| WHAT TO DO |
Copy everything in the listing below word for word, apart from any images.

| DATASET SECTION |
______
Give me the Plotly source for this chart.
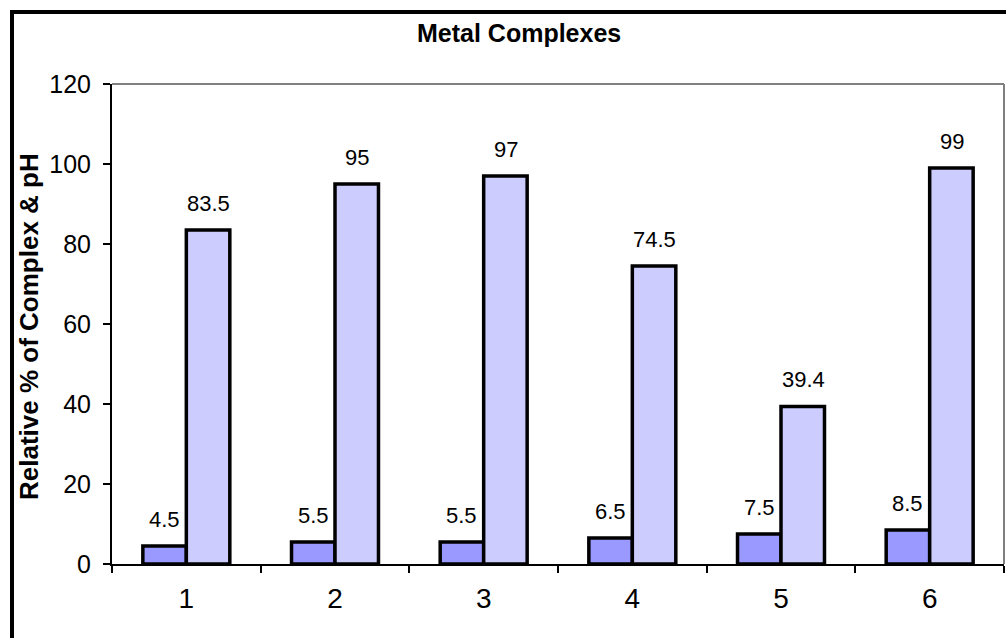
import plotly.graph_objects as go

categories = ["1", "2", "3", "4", "5", "6"]
ph_values = [4.5, 5.5, 5.5, 6.5, 7.5, 8.5]
complex_values = [83.5, 95, 97, 74.5, 39.4, 99]
y_ticks = [0, 20, 40, 60, 80, 100, 120]

FONT = "Liberation Sans, Arial, sans-serif"
W, H = 1006, 638
L, R, T, B = 112, 2, 84, 74
pw, ph = W - L - R, H - T - B

fig = go.Figure()
fig.add_trace(go.Bar(x=categories, y=ph_values, name="pH",
                     marker=dict(color="#9999FF", line=dict(color="black", width=3.5))))
fig.add_trace(go.Bar(x=categories, y=complex_values, name="Relative % of Complex",
                     marker=dict(color="#CCCCFF", line=dict(color="black", width=3.5))))

annotations = []
# on a category axis, annotation x is the category index
for i, v in enumerate(ph_values):
    annotations.append(dict(x=i, y=v, xref="x", yref="y", text=f"{v:g}", showarrow=False,
                            xshift=-22, yshift=12, yanchor="bottom",
                            font=dict(family=FONT, size=22, color="black")))
for i, v in enumerate(complex_values):
    annotations.append(dict(x=i, y=v, xref="x", yref="y", text=f"{v:g}", showarrow=False,
                            xshift=22, yshift=12, yanchor="bottom",
                            font=dict(family=FONT, size=22, color="black")))
annotations.append(dict(x=(29 - L) / pw, y=(H - B - 327) / ph, xref="paper", yref="paper",
                        text="<b>Relative % of Complex & pH</b>", textangle=-90,
                        showarrow=False, xanchor="center", yanchor="middle",
                        font=dict(family=FONT, size=26, color="black")))
annotations.append(dict(x=(519 - L) / pw, y=(H - B - 33) / ph, xref="paper", yref="paper",
                        text="<b>Metal Complexes</b>", showarrow=False,
                        xanchor="center", yanchor="middle",
                        font=dict(family=FONT, size=25, color="black")))

shapes = [
    dict(type="rect", xref="paper", yref="paper",
         x0=(12 - L) / pw, x1=(W + 30 - L) / pw,
         y0=(H - B - (H + 30)) / ph, y1=(H - B - 12) / ph,
         line=dict(color="black", width=4), fillcolor="rgba(0,0,0,0)"),
    dict(type="line", xref="paper", yref="paper", x0=0, x1=1, y0=1, y1=1,
         line=dict(color="#808080", width=2)),
    dict(type="line", xref="paper", yref="paper", x0=1, x1=1, y0=0, y1=1,
         line=dict(color="#808080", width=2)),
]

fig.update_layout(
    width=W, height=H,
    margin=dict(l=L, r=R, t=T, b=B),
    paper_bgcolor="white", plot_bgcolor="white",
    barmode="group", bargap=0.415, bargroupgap=0,
    showlegend=False,
    font=dict(family=FONT, color="black"),
    annotations=annotations, shapes=shapes,
    xaxis=dict(type="category", range=[-0.5, len(categories) - 0.5],
               showgrid=False, showline=True, linecolor="black", linewidth=2,
               ticks="outside", tickson="boundaries", ticklen=7, tickwidth=2,
               tickcolor="black", tickfont=dict(family=FONT, size=28, color="black"),
               ticklabelstandoff=8, zeroline=False),
    yaxis=dict(range=[0, 120], tickvals=y_ticks, showgrid=False, showline=True,
               linecolor="black", linewidth=2, ticks="outside", ticklen=7, tickwidth=2,
               tickcolor="black", tickfont=dict(family=FONT, size=25, color="black"),
               ticklabelstandoff=7, zeroline=False),
)

fig.write_html("out.html")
______
| FINISHED ANSWER |
Give me the Plotly source for this chart.
import plotly.graph_objects as go

categories = ["1", "2", "3", "4", "5", "6"]
ph_values = [4.5, 5.5, 5.5, 6.5, 7.5, 8.5]
complex_values = [83.5, 95, 97, 74.5, 39.4, 99]
y_ticks = [0, 20, 40, 60, 80, 100, 120]

FONT = "Liberation Sans, Arial, sans-serif"
W, H = 1006, 638
L, R, T, B = 112, 2, 84, 74
pw, ph = W - L - R, H - T - B

fig = go.Figure()
fig.add_trace(go.Bar(x=categories, y=ph_values, name="pH",
                     marker=dict(color="#9999FF", line=dict(color="black", width=3.5))))
fig.add_trace(go.Bar(x=categories, y=complex_values, name="Relative % of Complex",
                     marker=dict(color="#CCCCFF", line=dict(color="black", width=3.5))))

annotations = []
# on a category axis, annotation x is the category index
for i, v in enumerate(ph_values):
    annotations.append(dict(x=i, y=v, xref="x", yref="y", text=f"{v:g}", showarrow=False,
                            xshift=-22, yshift=12, yanchor="bottom",
                            font=dict(family=FONT, size=22, color="black")))
for i, v in enumerate(complex_values):
    annotations.append(dict(x=i, y=v, xref="x", yref="y", text=f"{v:g}", showarrow=False,
                            xshift=22, yshift=12, yanchor="bottom",
                            font=dict(family=FONT, size=22, color="black")))
annotations.append(dict(x=(29 - L) / pw, y=(H - B - 327) / ph, xref="paper", yref="paper",
                        text="<b>Relative % of Complex & pH</b>", textangle=-90,
                        showarrow=False, xanchor="center", yanchor="middle",
                        font=dict(family=FONT, size=26, color="black")))
annotations.append(dict(x=(519 - L) / pw, y=(H - B - 33) / ph, xref="paper", yref="paper",
                        text="<b>Metal Complexes</b>", showarrow=False,
                        xanchor="center", yanchor="middle",
                        font=dict(family=FONT, size=25, color="black")))

shapes = [
    dict(type="rect", xref="paper", yref="paper",
         x0=(12 - L) / pw, x1=(W + 30 - L) / pw,
         y0=(H - B - (H + 30)) / ph, y1=(H - B - 12) / ph,
         line=dict(color="black", width=4), fillcolor="rgba(0,0,0,0)"),
    dict(type="line", xref="paper", yref="paper", x0=0, x1=1, y0=1, y1=1,
         line=dict(color="#808080", width=2)),
    dict(type="line", xref="paper", yref="paper", x0=1, x1=1, y0=0, y1=1,
         line=dict(color="#808080", width=2)),
]

fig.update_layout(
    width=W, height=H,
    margin=dict(l=L, r=R, t=T, b=B),
    paper_bgcolor="white", plot_bgcolor="white",
    barmode="group", bargap=0.415, bargroupgap=0,
    showlegend=False,
    font=dict(family=FONT, color="black"),
    annotations=annotations, shapes=shapes,
    xaxis=dict(type="category", range=[-0.5, len(categories) - 0.5],
               showgrid=False, showline=True, linecolor="black", linewidth=2,
               ticks="outside", tickson="boundaries", ticklen=7, tickwidth=2,
               tickcolor="black", tickfont=dict(family=FONT, size=28, color="black"),
               ticklabelstandoff=8, zeroline=False),
    yaxis=dict(range=[0, 120], tickvals=y_ticks, showgrid=False, showline=True,
               linecolor="black", linewidth=2, ticks="outside", ticklen=7, tickwidth=2,
               tickcolor="black", tickfont=dict(family=FONT, size=25, color="black"),
               ticklabelstandoff=7, zeroline=False),
)

fig.write_html("out.html")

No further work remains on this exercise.